It is all to easy to become mired in negativity. In some ways, its almost easier to allow the self to sink into the lower vibratory energies of existence. We don't have to reach for those. We just let go and we sink into them. Did you know it is your thoughts that make that decision for you? You don't wake up one day and find yourself mired in the sludge and drudgery of emotion. Your thoughts set the path and your unfortunate but temporary lack of awareness steers you down that road if even seemingly... unwittingly. This may sound terrible and awful but it's actually not. To know that you have the power to change your thoughts, change your emotion and dig deep within to find the energy, the love and the strength to reach up and pull yourself out is simply amazing.
I once had someone come at me quite angrily to tell me off in that I had obviously never had a bad day, never suffered depression, nor insomnia, death in my family members and friends and always had everything go perfectly right for me to spout off such unconscionable things as we have the power to change our experience. I could understand the frustration immediately. I could understand because I lived that world once where all my days seemed bad, like every decision lead to disaster, the depressive and oppressive emotions had me thinking only of escape. I've lost a parent, I've had friends die, I have lost jobs, I have had to file bankruptcy and I felt very much like it was the world and everyone else around me who caused my misery. If these people and institutions would only do what I wanted them to do, I could dig myself out and be free. I spent three years once in my own self-created and very miserable victimized hell and no one could touch me there. But something happened. I took a cold hard and very courageous look at the themes in every "bad" seeming situation in my life. Having a natural aptitude for analysis and pattern awareness I looked for the common thread in every bad situation I seemingly encountered. In shock, awe, much denial for a long time and disbelief at first, I realized the common theme was me and my own thoughts, my assumptions I made about life, people, situations and even institutions. It wasn't personal the things that I went through. There were decisions I made and there most definitely were consequences. I spent a long tim beating myself up for those decisions in the absense of understanding as to why I should make them. Then, I thought about that for a while. There were things I wanted to experience, I was creating my life from a place of fear in general and fear of pain. But I realized something, I was already in pain so why would I spend another moment fearing it? I realized pain wasn't so bad or something to run from but something to embrace, understand and grow through.
I spent a lot of time considering, thinking and understanding why I would make the deicisions I did and why I might want, from a soul level, to experience the things I did and suddenly the darkness and heaviness went away. Understanding brings in love and light. One loving thought for self and one open thought towards understanding lets in a little pin prick of light and even that tiny little pin prick of light can be quite illuminating when one is in sheer darkness. I realized that we all have our dark nights of the soul and if our expectation is that pain is to be avoided or that pain is something to run or escape from, perhaps it is our expectations that need adjusting. Our own thoughts and assumptions need to be reset with the understanding that everything we do and think matters. Everything has purpose. Our mistakes create learning for us. Our assumptions are a beautiful messenger to tell us where we need healing. If we continually feel that others are out to hurt us and we have so little trust - what within us feels we deserve that - what is it that WE are reinforcing with such thoughts? We have to go back to the beginning sometimes and begin again. Find the positive things in life that bring us joy and start over. Re-knit together the chains of our thoughts with validated facts and then understand those facts. From there we can try to see a theme, story or situation from 360 degrees instead of a limited one or two degrees with assumption.

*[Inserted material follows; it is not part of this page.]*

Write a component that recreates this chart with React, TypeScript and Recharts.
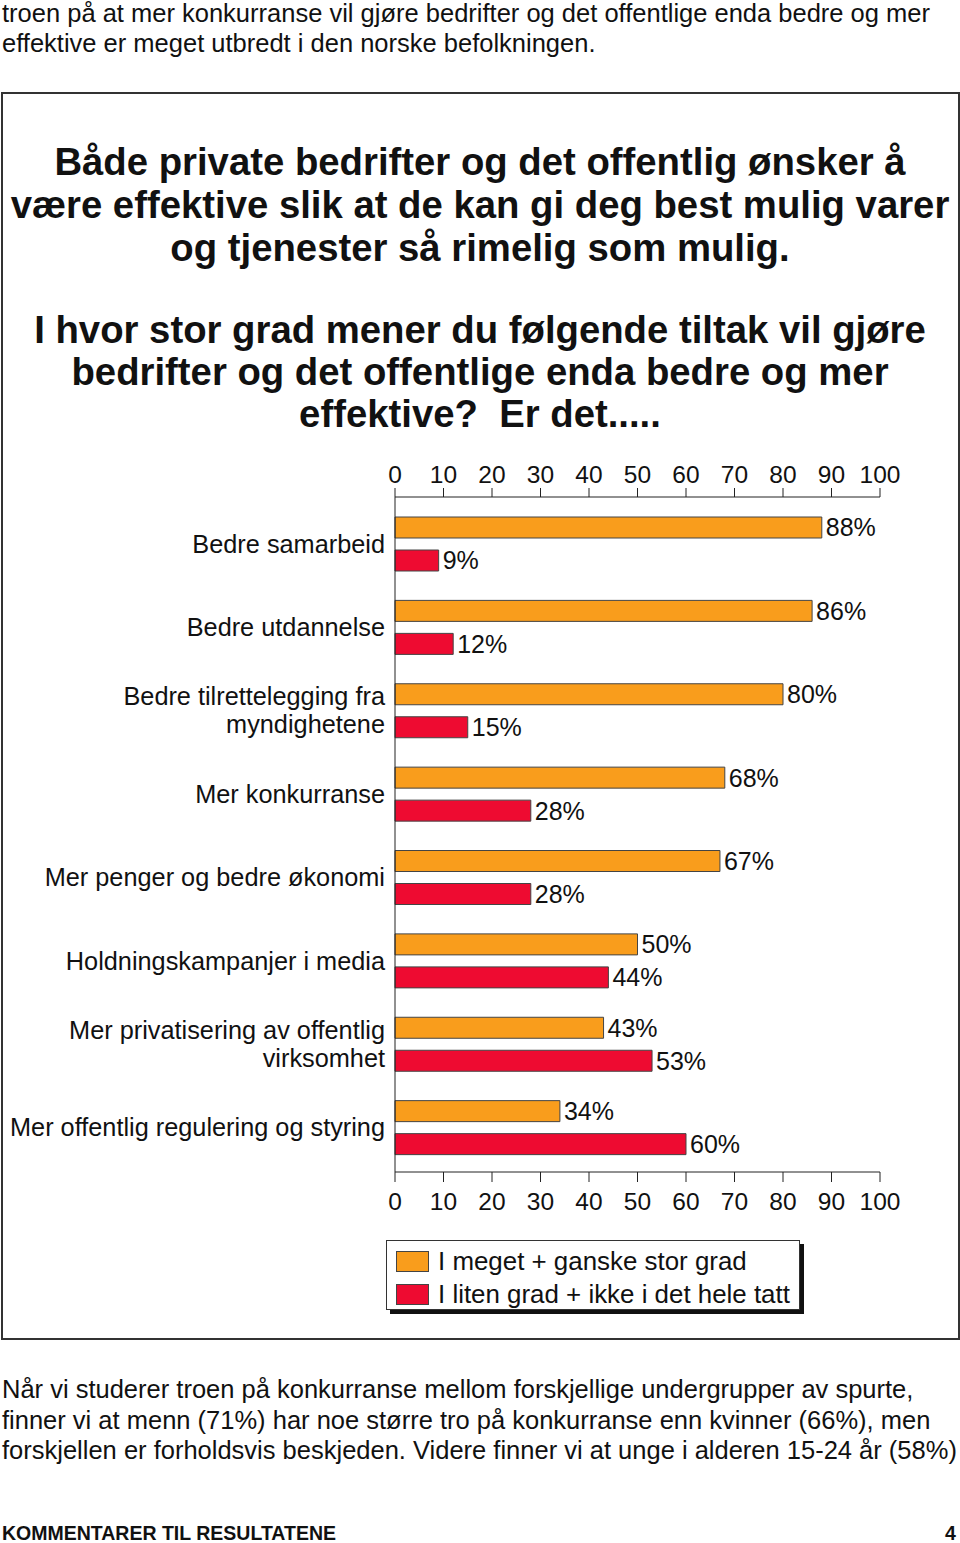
import React from "react";
import { BarChart, Bar, XAxis, YAxis, LabelList } from "recharts";

const categories = [
  "Bedre samarbeid",
  "Bedre utdannelse",
  "Bedre tilrettelegging fra\nmyndighetene",
  "Mer konkurranse",
  "Mer penger og bedre økonomi",
  "Holdningskampanjer i media",
  "Mer privatisering av offentlig\nvirksomhet",
  "Mer offentlig regulering og styring",
];
const stor = [88, 86, 80, 68, 67, 50, 43, 34];
const liten = [9, 12, 15, 28, 28, 44, 53, 60];
const ticks = [0, 10, 20, 30, 40, 50, 60, 70, 80, 90, 100];
const seriesNames = ["I meget + ganske stor grad", "I liten grad + ikke i det hele tatt"];

const ORANGE = "#F99D1C";
const RED = "#EE0B31";
const FONT = "'Liberation Sans', Arial, Helvetica, sans-serif";

const data = categories.map((c, i) => ({ name: c, stor: stor[i], liten: liten[i] }));

function CategoryTick(props: any) {
  const { x, y, payload } = props;
  const lines = String(payload.value).split("\n");
  const lh = 28;
  const start = -((lines.length - 1) * lh) / 2;
  return (
    <text x={x - 2} y={y} textAnchor="end" fontSize={25.3} fill="#111" fontFamily={FONT}>
      {lines.map((l, i) => (
        <tspan key={i} x={x - 2} dy={i === 0 ? start + 9 : lh}>
          {l}
        </tspan>
      ))}
    </text>
  );
}

const pct = (v: any) => `${v}%`;

export default function App() {
  const text: React.CSSProperties = { position: "absolute", fontFamily: FONT, color: "#111", whiteSpace: "nowrap" };
  const body = { ...text, fontSize: 25.5, left: 2, lineHeight: "30px" };
  const title = { ...text, fontSize: 38.3, fontWeight: 700, left: 0, width: 960, textAlign: "center" as const, lineHeight: "43px" };
  return (
    <div style={{ position: "relative", width: 960, height: 1543, background: "#fff", overflow: "hidden" }}>
      <style>{"body{margin:0}"}</style>
      <div style={{ ...body, top: -2 }}>
        troen på at mer konkurranse vil gjøre bedrifter og det offentlige enda bedre og mer
        <br />
        effektive er meget utbredt i den norske befolkningen.
      </div>

      <div style={{ position: "absolute", left: 1, top: 92, width: 955, height: 1244, border: "2px solid #333" }} />

      <div style={{ ...title, top: 140 }}>
        Både private bedrifter og det offentlig ønsker å
        <br />
        være effektive slik at de kan gi deg best mulig varer
        <br />
        og tjenester så rimelig som mulig.
      </div>
      <div style={{ ...title, top: 309, lineHeight: "42px" }}>
        I hvor stor grad mener du følgende tiltak vil gjøre
        <br />
        bedrifter og det offentlige enda bedre og mer
        <br />
        effektive?&nbsp; Er det.....
      </div>

      <div style={{ position: "absolute", left: 0, top: 440 }}>
        <BarChart
          layout="vertical"
          width={960}
          height={782}
          data={data}
          margin={{ top: 0, right: 80, left: 195, bottom: 0 }}
          barSize={21}
          barGap={6}
        >
          <XAxis
            xAxisId="top"
            orientation="top"
            type="number"
            domain={[0, 100]}
            allowDataOverflow
            ticks={ticks}
            height={57}
            tickSize={9}
            tickMargin={5}
            stroke="#222"
            tick={{ fontSize: 24.5, fill: "#111", fontFamily: FONT }}
          />
          <XAxis
            xAxisId="bottom"
            orientation="bottom"
            type="number"
            domain={[0, 100]}
            ticks={ticks}
            height={50}
            tickSize={10}
            tickMargin={11}
            stroke="#222"
            tick={{ fontSize: 24.5, fill: "#111", fontFamily: FONT }}
          />
          <YAxis
            type="category"
            dataKey="name"
            width={200}
            tickLine={false}
            stroke="#222"
            padding={{ top: 5, bottom: 3 }}
            tick={<CategoryTick />}
            interval={0}
          />
          <Bar xAxisId="bottom" dataKey="stor" fill={ORANGE} stroke="#444" strokeWidth={1} isAnimationActive={false}>
            <LabelList dataKey="stor" position="right" offset={4} formatter={pct} fontSize={25} fill="#111" fontFamily={FONT} />
          </Bar>
          {/* empty, zero-width series so the top axis gets its scale */}
          <Bar xAxisId="top" dataKey="none" barSize={0.001} fill="none" legendType="none" isAnimationActive={false} />
          <Bar xAxisId="bottom" dataKey="liten" fill={RED} stroke="#444" strokeWidth={1} isAnimationActive={false}>
            <LabelList dataKey="liten" position="right" offset={4} formatter={pct} fontSize={25} fill="#111" fontFamily={FONT} />
          </Bar>
        </BarChart>
      </div>

      <div
        style={{
          position: "absolute",
          left: 386,
          top: 1240,
          width: 412,
          height: 68,
          border: "1px solid #333",
          boxShadow: "4px 4px 0 #111",
          background: "#fff",
        }}
      >
        {seriesNames.map((n, i) => (
          <div key={n} style={{ ...text, left: 9, top: 9 + i * 33, height: 22, display: "flex", alignItems: "center" }}>
            <span style={{ width: 31, height: 19, background: i === 0 ? ORANGE : RED, border: "1px solid #444", display: "inline-block" }} />
            <span style={{ fontSize: 25.9, marginLeft: 9 }}>{n}</span>
          </div>
        ))}
      </div>

      <div style={{ ...body, top: 1374, lineHeight: "30.5px" }}>
        Når vi studerer troen på konkurranse mellom forskjellige undergrupper av spurte,
        <br />
        finner vi at menn (71%) har noe større tro på konkurranse enn kvinner (66%), men
        <br />
        forskjellen er forholdsvis beskjeden. Videre finner vi at unge i alderen 15-24 år (58%)
      </div>

      <div style={{ ...text, left: 2, top: 1522, fontSize: 19.5, fontWeight: 700 }}>KOMMENTARER TIL RESULTATENE</div>
      <div style={{ ...text, left: 945, top: 1522, fontSize: 19.5, fontWeight: 700 }}>4</div>
    </div>
  );
}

There are so many ways we lead ourselves down darkened alleyways where villains loom in the dark shadows with every step. Well, what are you trying to teach yourself? If you want to continue, free will dictates you absolutely can. But if you don't want to, you can go back to the start, re-engage in your journey with different goals, considering actions and the most likely consequences (grounded in fact and not assumption) and start down another road. When you find some roads that unfortunately seem to have a gaping abyss blocking your progress, find a way around them, over them or under them or back track and find yourselves a different road to travel. You have so much more power than you know and everything you do teaches others around you. Your lives are never worthless and they always have meaning. You are a bright and beautiful soul with love to give, love to receive, dreams to create and dreams to live. You empower yourself when you refuse to don the garment of the victim and wrap it around you close. Throw it off and stand there expecting the light to come and show you a better way. It will come and should you happen to run into one of those rare villains out there - realize you face a soul mired in darkness. Don't let them pull you into their hell. Understand, heal yourselves, allow the light of love in and live this life like you mean it. There are so many beautiful tools at your disposal but none more great than the love and wisdom from within your own soul. Count your blessings knowing that what you focus on most is what you will create to experience. Look for darkness, you will find it. Look for the light and you will find it and once you find the light, you will better understand the darkness if it should come and will be better able to deal with it in your world. Thinking positive doesn't mean you won't ever have a bad day again. But it does mean that when life's challenges happen, you will be better equipped to find the love, light, wisdom and understanding of the "bad" things that happen. Sometimes those "bad" things can turn out to be blessings in disguise.
Blessings of love, healing and light dear ones. Make it a great life...start now!